Profiling

A profiler answers the question “where does my program actually spend its resources?” with measurement rather than guesswork. The two quantities most often profiled are time (which functions, lines, or instructions consume the most CPU) and memory (which allocation sites hold or churn the most bytes). Because asymptotic analysis tells you how a program scales but not which constant-factor hotspots dominate a real workload, profiling is the empirical complement to the kind of reasoning captured in big-O notation: it tells you where to spend optimization effort on the input you actually run.

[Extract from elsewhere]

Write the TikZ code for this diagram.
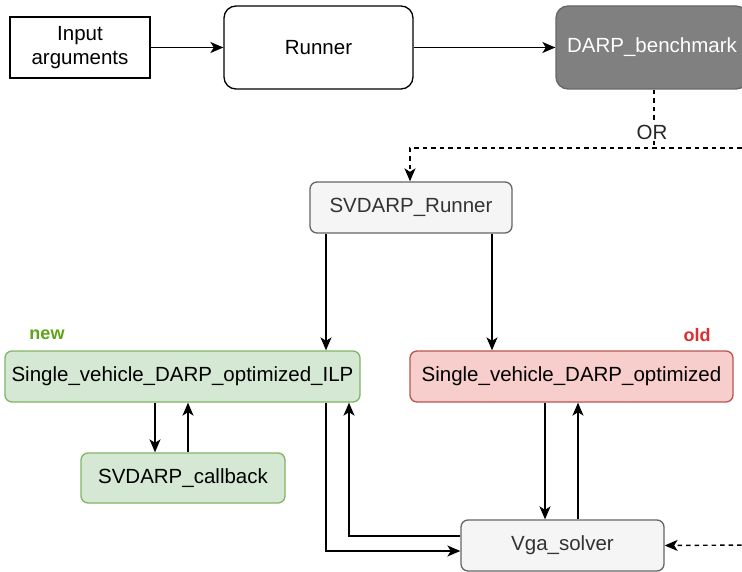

There are two fundamental collection methods. Statistical sampling interrupts the program at a fixed rate, recording the program counter (and often the call stack) at each interrupt; the fraction of samples landing in a given function approximates the fraction of time spent there. The GNU gprof manual describes exactly this mechanism and devotes a section to the resulting “Statistical Sampling Error,” since sampling estimates carry sampling noise that shrinks as the run gets longer. The alternative is instrumentation, in which the compiler or tool inserts counting and timing code at function entry and exit (or around basic blocks). Instrumentation gives exact call counts and precise attribution but perturbs the program it measures, so heavily instrumented code runs slower and can distort the very timings it reports.

Profiler output also comes in two shapes. A flat profile lists each function with its own self time and call count, ranked so the biggest consumers float to the top. A call-graph profile goes further: it attributes the time spent inside a function back to the callers that invoked it, so a cheap-looking utility routine called from many places shows its true aggregate cost and its distribution across callers. The gprof paper, “gprof: a Call Graph Execution Profiler” (Graham, Kessler, and McKusick, SIGPLAN 1982), introduced exactly this idea: accounting for the running time of called routines within the running time of the routines that call them, which is what makes a call graph more actionable than a flat list.

Modern practice layers these ideas. Sampling profilers that capture full stacks (such as the Linux perf tool) produce huge volumes of stack traces, which visualizations like the flame graph then collapse into a readable picture of where time goes. The conceptual division established in the early 1980s, sampling versus instrumentation and flat versus call-graph, still organizes how performance engineers think about and read a profile today.